Advantages of mutual funds
There are some quite strong advantages to mutual funds, including:
Portfolio diversification
One of the greatest advantages of mutual funds is how they allow you to
diversify your portfolio. You can invest in many different types of mutual funds, with stocks and bonds being the most common.
Easy to start
You don’t have to be a stockbroker to get the most out of your investment with mutual funds. You can add your contribution to the pool, and let it get sorted out with the rest for the best results.
Actively managed
Your mutual fund portfolio is managed more by a portfolio manager on your behalf, so you don’t have to be tuned into the market 24/7 to know your investments are in good hands.
Disadvantages of mutual funds
Mutual funds also present a few caveats that are worth thinking about:
Higher risk
Just like anything related to investing, you choose to undertake a significant amount of risk when you choose a mutual fund. It may dip low, and it also may take a longer time to see a return, but mutual funds also have the potential to earn more over the long run.

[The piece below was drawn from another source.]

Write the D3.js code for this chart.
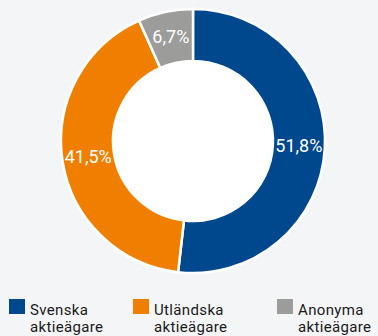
<!DOCTYPE html>
<html><head><meta charset="utf-8">
<script src="https://cdn.jsdelivr.net/npm/d3@7"></script>
<style>
html,body{margin:0;padding:0;background:#f4f5f7;}
svg{display:block;}
</style></head>
<body>
<svg id="chart" width="378" height="336"></svg>
<script>
// Ownership shares
const categories = ["Svenska aktieägare", "Utländska aktieägare", "Anonyma aktieägare"];
const values = [51.8, 41.5, 6.7];
const valueLabels = ["51,8%", "41,5%", "6,7%"];
const colors = ["#00488e", "#f07f00", "#9c9c9b"];

const svg = d3.select("#chart");
const cx = 193, cy = 141, outerR = 132, innerR = 80;

const pie = d3.pie().sort(null).value(d => d.v);
const arcs = pie(values.map((v, i) => ({v, i})));
const arc = d3.arc().innerRadius(innerR).outerRadius(outerR);

const g = svg.append("g").attr("transform", `translate(${cx},${cy})`);
g.selectAll("path").data(arcs).join("path")
  .attr("d", arc)
  .attr("fill", d => colors[d.data.i])
  .attr("stroke", "#ffffff")
  .attr("stroke-width", 2.5);

g.append("circle").attr("r", innerR).attr("fill", "#ffffff");

const labelArc = d3.arc().innerRadius((innerR + outerR) / 2).outerRadius((innerR + outerR) / 2);
g.selectAll("text.val").data(arcs).join("text")
  .attr("class", "val")
  .attr("transform", d => { const c = labelArc.centroid(d); return `translate(${c[0]},${c[1]})`; })
  .attr("text-anchor", "middle")
  .attr("dy", "0.3em")
  .attr("fill", "#ffffff")
  .attr("font-family", "Roboto, sans-serif")
  .attr("font-size", 18)
  .text(d => valueLabels[d.data.i]);

// Legend: swatch plus two-line label
const legendX = [9, 133, 277];
categories.forEach((c, i) => {
  const item = svg.append("g").attr("transform", `translate(${legendX[i]},299)`);
  item.append("rect").attr("width", 16).attr("height", 15).attr("fill", colors[i]);
  c.split(" ").forEach((w, k) => {
    item.append("text")
      .attr("x", 21)
      .attr("y", 15.5 + k * 17.7)
      .attr("font-family", "Roboto, sans-serif")
      .attr("font-size", 15)
      .attr("letter-spacing", 0.35)
      .attr("fill", "#1a1a1a")
      .text(w);
  });
});
</script>
</body></html>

Management expense ratio (MER)
As mentioned earlier, mutual funds are entirely managed by parties monitoring market changes and making decisions in the best interest of your portfolio. This work comes at a cost, called a management expense ratio, and varies depending on how managed the fund is.
Fees & commission costs
You know what they say: Sometimes, you have to spend money to make money, and mutual funds often come with strings attached. All mutual funds have fees or commissions that could eat into your investment.
When to choose a mutual fund
Now that you have a rundown of what mutual funds are and how they work, how do you know if they’re the right investment tool for you?
- You can handle higher risk: If you’re a more risk-adverse investor, a mutual fund is probably not going to let you sleep at night. We never want you to invest in anything you’re not comfortable with, so we recommend mutual funds for those who are willing to take on some risks to see returns.
- You want a tax-efficient income stream: The great thing about mutual funds is that you can invest them through registered accounts with tax benefits. Plus, your contributions will help offset your tax bill.
- You’d like to invest in long-term growth: If you’re willing to let your investment accumulate contributions for 5, 10, 15, 20 years or even longer, a mutual fund could possibly see returns when you are ready to cash it out.